Homesick or Something Similar
i didn't really let him. i don't really dig having someone fuss about me because i like not feeling helpless. there's so much that i feel that i can't do right now that having something that i can do - like get my own kleenex - is kind of nice.
however, too much time alone has me sitting and thinking. i found out that the brother of one of my best friend's from home died. it says that he "died at home". i think that he may have OD'd. in fact i'm almost positive. he had a one year-old daughter and a huge drug problem.
i've tried making myself feel better about things as i bump around the empty apartment but i am doing a poor job of it. as soon as the boy left for band practice i dug out the pictures [dig isn't really the right term they're just laying under stuff] of his ex and looked them over. felt great how did i expect it was going to feel? i knew that it was going to suck and just doing it is kind of like picking at a scab. i can tell myself not to do it and then i go right ahead and watch myself edging away at the edge of the thing with my fingernail.

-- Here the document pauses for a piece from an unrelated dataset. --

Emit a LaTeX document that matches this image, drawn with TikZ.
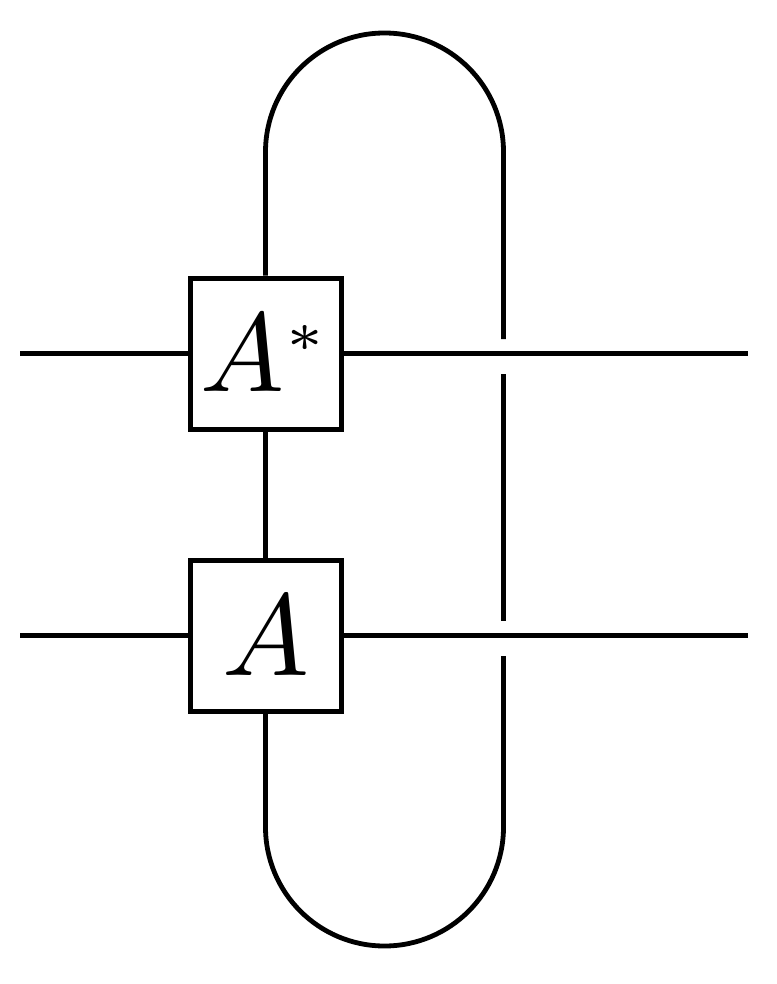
\documentclass[tikz,border=0pt]{standalone}
\usepackage{graphicx}
\begin{document}
\begin{tikzpicture}[x=0.5pt,y=-0.5pt,
  wire/.style={line width=2.4pt},
  tensor/.style={draw,line width=2.5pt,minimum size=75.5pt,inner sep=0pt,fill=white}]
\useasboundingbox (0,0) rectangle (776,984);
\node[tensor] (Astar) at (265.5,353.5) {\scalebox{5.6}{$A^{\scriptscriptstyle *}$}};
\node[tensor] (A) at (265.5,635.5) {\scalebox{5.8}{$A$}};
\coordinate (l1) at (20,353.5);
\coordinate (r1) at (748,353.5);
\coordinate (l2) at (20,635.5);
\coordinate (r2) at (748,635.5);
\draw[wire] (l1) -- (Astar.west);
\draw[wire] (Astar.east) -- (r1);
\draw[wire] (l2) -- (A.west);
\draw[wire] (A.east) -- (r2);
\draw[wire] (Astar.south) -- (A.north);
\draw[wire] (Astar.north) -- (265.5,152) arc[start angle=180,end angle=0,radius=59.5pt] -- (503.5,339);
\draw[wire] (503.5,374) -- (503.5,621);
\draw[wire] (A.south) -- (265.5,827) arc[start angle=180,end angle=360,radius=59.5pt] -- (503.5,656);
\end{tikzpicture}
\end{document}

i'm thinking of doing laundry. it's productive and i love the smell that comes with it. also i hate to think of how i will feel if it's ten or eleven or twelve and all i have accomplished is watching a movie... and writing a poor entry for my diary.
thing is i'm homesick. not for my actual home but for anything resembling home. somewhere safe and accepting. i don't have that right now and it makes me very fragile and tired.
add to that a cold, some jealously and instability, a couple lumps of mismanaged mental illness and voila! = you got me!